Prospect of learning to be good stewards of the awesome gift of fertility.


Author: Megan Aguiera | Source: For your marriage



I think one of the most exciting and terrifying parts of getting married is the prospect of learning to be good stewards of the awesome gift of fertility. The call of stewardship and openness to life in the Catholic Church can seem daunting. It requires discernment, discipline, selflessness, sacrifice, lots of love, and a trust in God’s plan. We are asked to enter into a process of prayerfully considering in the different stages of our lives if God is asking us to accept children at that time or perhaps postpone when we have serious reasons to do so.


Juan and I both come from families of four kids, and we ourselves are hoping to have a big family someday.

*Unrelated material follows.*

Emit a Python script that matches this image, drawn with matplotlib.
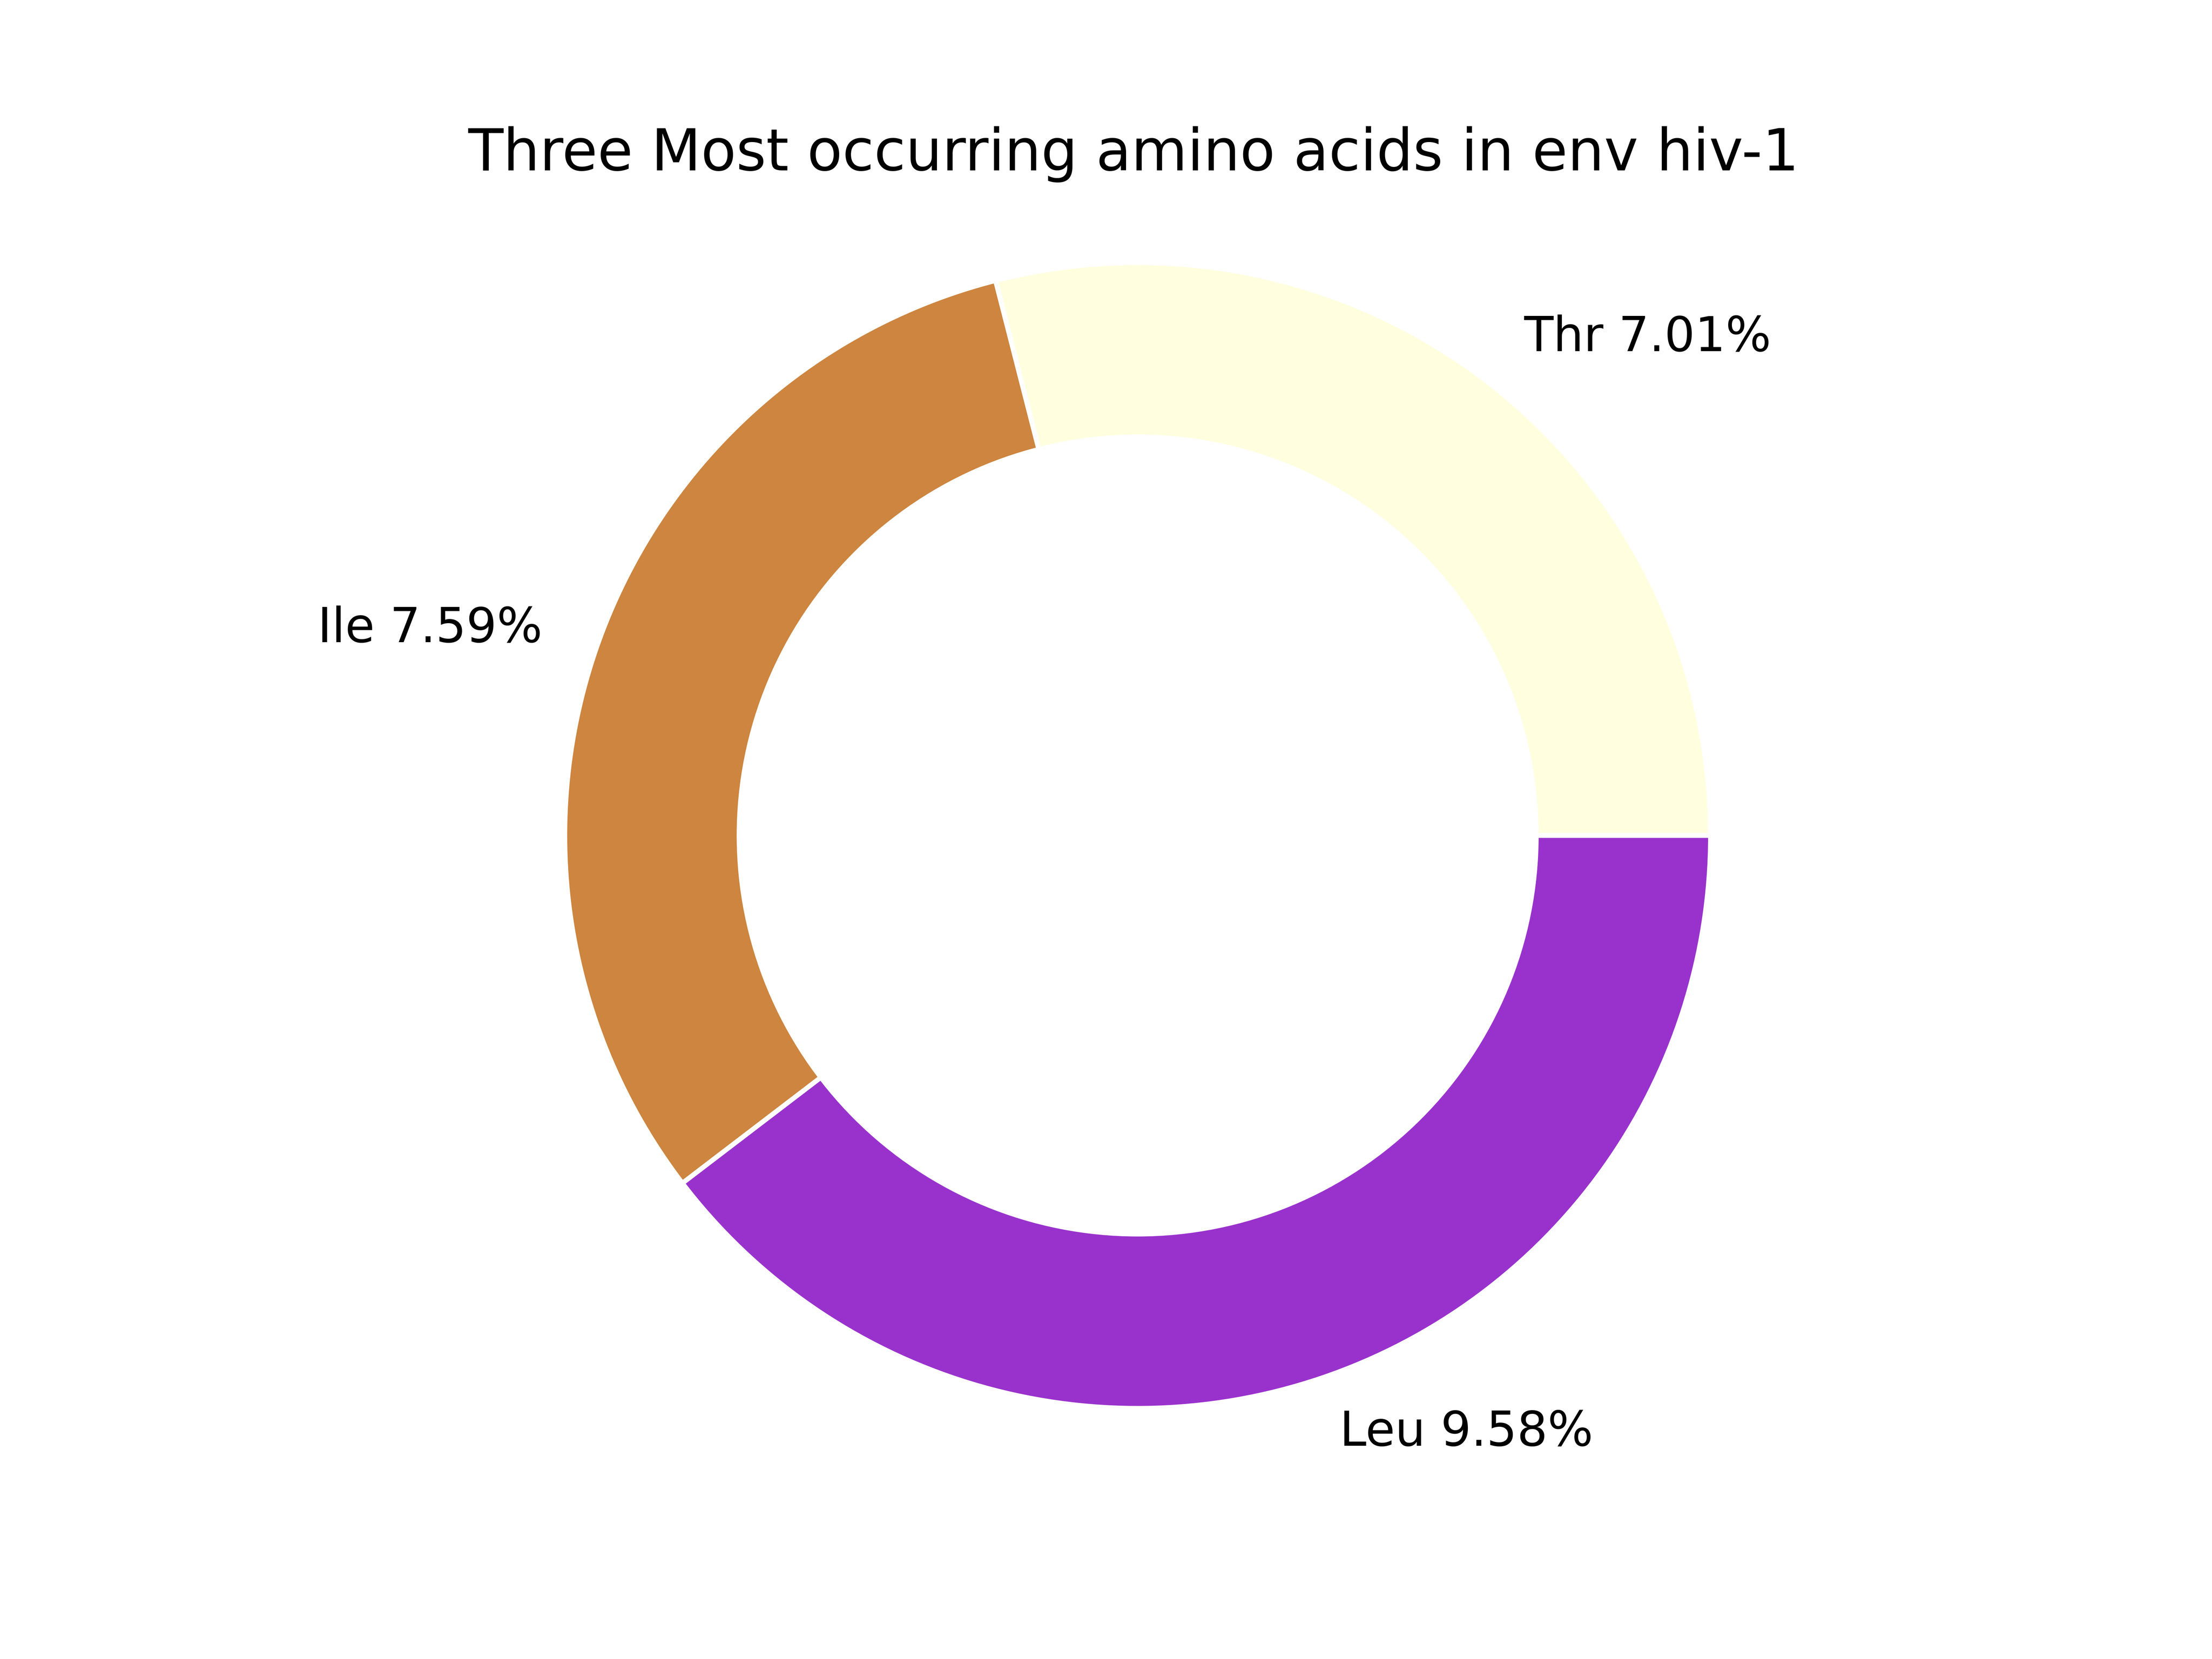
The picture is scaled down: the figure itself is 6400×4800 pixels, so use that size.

We’d love to have several children of our own, and maybe even adopt. (We are also that couple that already has five baby names picked out.) However, as we considered our circumstances before getting married, with me studying for my Master’s degree and Juan with a year left before he graduates from college, we discerned that our reasons for waiting a little while to add to the family were sufficiently grave.
One of the beautiful things about Catholic marriage, though, is the call to nevertheless be always open to the possibility of children and prepared to receive them lovingly from God.


To that end, when we got married, Juan and I decided to take a very practical step to truly be open to life whenever God should choose to so bless us. I had read somewhere that there are certain health benefits for babies whose mothers had been taking a folic acid supplement prior to conception, and after having this also recommended by my doctor, we decided that even though we would not be trying to add to our family right away, I would replace my normal morning vitamin with a pre-natal vitamin with folic acid, just in case. (By the way, I’m in no way recommending this for everyone, definitely consult with your own doctor.)
So in July, about a week before the wedding, we went to our local supermarket and decided to stock up on several months’ worth of vitamins, as the price in the U.S. is much less expensive than in Chile. While we were driving back home in the car, Juan turned to me and thanked me for taking care of our future children before we even had them.


“It’s nice to know,” he said, “that children will always be welcome in our family.”
For now, like many newly married couples, we’re currently living out our call to fruitfulness by bringing God’s love into the world in other ways, like being involved in the Schoenstatt movement, praying for our little godson, and trying to prioritize the development of our marital spirituality so that when we do discern that it’s time to add to our family, we’ll have hearts even more prepared for the sacrifices and joy that our children will bring and be even more prepared to teach our future children to love God and the Church.
I can’t believe it’s already been almost four months since our wedding. Please keep us in your prayers! You’ll be in ours.